# Tesla API down?



## Brokedoc (May 28, 2017)

I have a routine of prewarming my car as soon as I wake up so while I'm showering and getting ready, the car and battery are heating up. Well this morning, the app doesn't connect and it's 9 degrees F outside! A quick search shows that this happens occasionally. https://electrek.co/2017/03/08/teslas-app-apidown-andor-spotty/

This is something to keep in mind for M3 owners especially because of the heavy reliance on using the phone and the app with no key fob. Presumably, the door can still be opened with BT but I doubt the other functions would work as they're API based.


----------



## SoFlaModel3 (Apr 15, 2017)

Brokedoc said:


> I have a routine of prewarming my car as soon as I wake up so while I'm showering and getting ready, the car and battery are heating up. Well this morning, the app doesn't connect and it's 9 degrees F outside!

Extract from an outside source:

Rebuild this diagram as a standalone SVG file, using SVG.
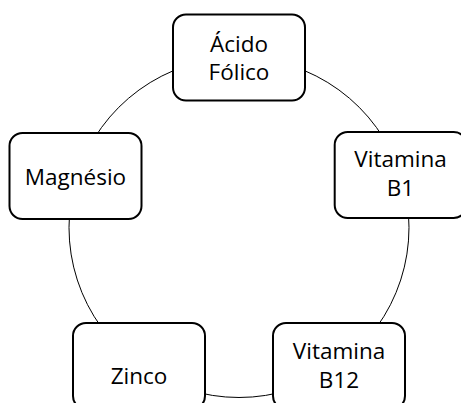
<svg xmlns="http://www.w3.org/2000/svg" width="461" height="403" viewBox="0 0 461 403">
<style>
.box{fill:#fff;stroke:#000;stroke-width:2}
.arc{fill:none;stroke:#000;stroke-width:1}
text{font-family:"Open Sans","Liberation Sans",sans-serif;font-size:22.5px;fill:#000;text-anchor:middle}
</style>
<rect width="461" height="403" fill="#fff"/>
<g id="connectors">
<path class="arc" d="M239,57.5 A170,170 0 0 1 400.68,174.97"/>
<path class="arc" d="M400.68,174.97 A170,170 0 0 1 338.92,365.03"/>
<path class="arc" d="M338.92,365.03 A170,170 0 0 1 139.08,365.03"/>
<path class="arc" d="M139.08,365.03 A170,170 0 0 1 77.32,174.97"/>
<path class="arc" d="M77.32,174.97 A170,170 0 0 1 239,57.5"/>
</g>
<g id="acido-folico">
<rect class="box" x="173" y="14.5" width="132" height="86" rx="13"/>
<text x="239" y="51.5">Ácido</text>
<text x="239" y="79.5">Fólico</text>
</g>
<g id="vitamina-b1">
<rect class="box" x="334.7" y="132" width="132" height="86" rx="13"/>
<text x="400.5" y="167">Vitamina</text>
<text x="400.5" y="196">B1</text>
</g>
<g id="vitamina-b12">
<rect class="box" x="273" y="323" width="132" height="86" rx="13"/>
<text x="339" y="358.5">Vitamina</text>
<text x="339" y="388">B12</text>
</g>
<g id="zinco">
<rect class="box" x="73" y="323" width="132" height="86" rx="13"/>
<text x="139" y="383.5">Zinco</text>
</g>
<g id="magnesio">
<rect class="box" x="9.5" y="133" width="132" height="86" rx="13"/>
<text x="75.5" y="184.5">Magnésio</text>
</g>
</svg>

A quick search shows that this happens occasionally. https://electrek.co/2017/03/08/teslas-app-apidown-andor-spotty/
> 
> This is something to keep in mind for M3 owners especially because of the heavy reliance on using the phone and the app with no key fob. Presumably, the door can still be opened with BT but I doubt the other functions would work as they're API based.


This is helpful. I think it's a 100% necessity to keep the keycard on hand as a backup.

The BT key via smart phone will work to open the doors, so API down shouldn't matter. However, I believe you have to be "logged in" so if you end up logged out of the app the phone may not work as a key.

The keycard will be in my wallet always to avoid any lockout risks.


----------



## Brokedoc (May 28, 2017)

If BT is local and always available to open the car it may not be necessary to always have the card on you unless you are prone to losing your phone. 

If any of the current owners can experiment for us and perhaps turn on airplane mode on your phone but leave on BT and see what functions are available through the app?


----------



## SoFlaModel3 (Apr 15, 2017)

Brokedoc said:


> If BT is local and always available to open the car it may not be necessary to always have the card on you unless you are prone to losing your phone.
> 
> If any of the current owners can experiment for us and perhaps turn on airplane mode on your phone but leave on BT and see what functions are available through the app?


That was going to be my first test


----------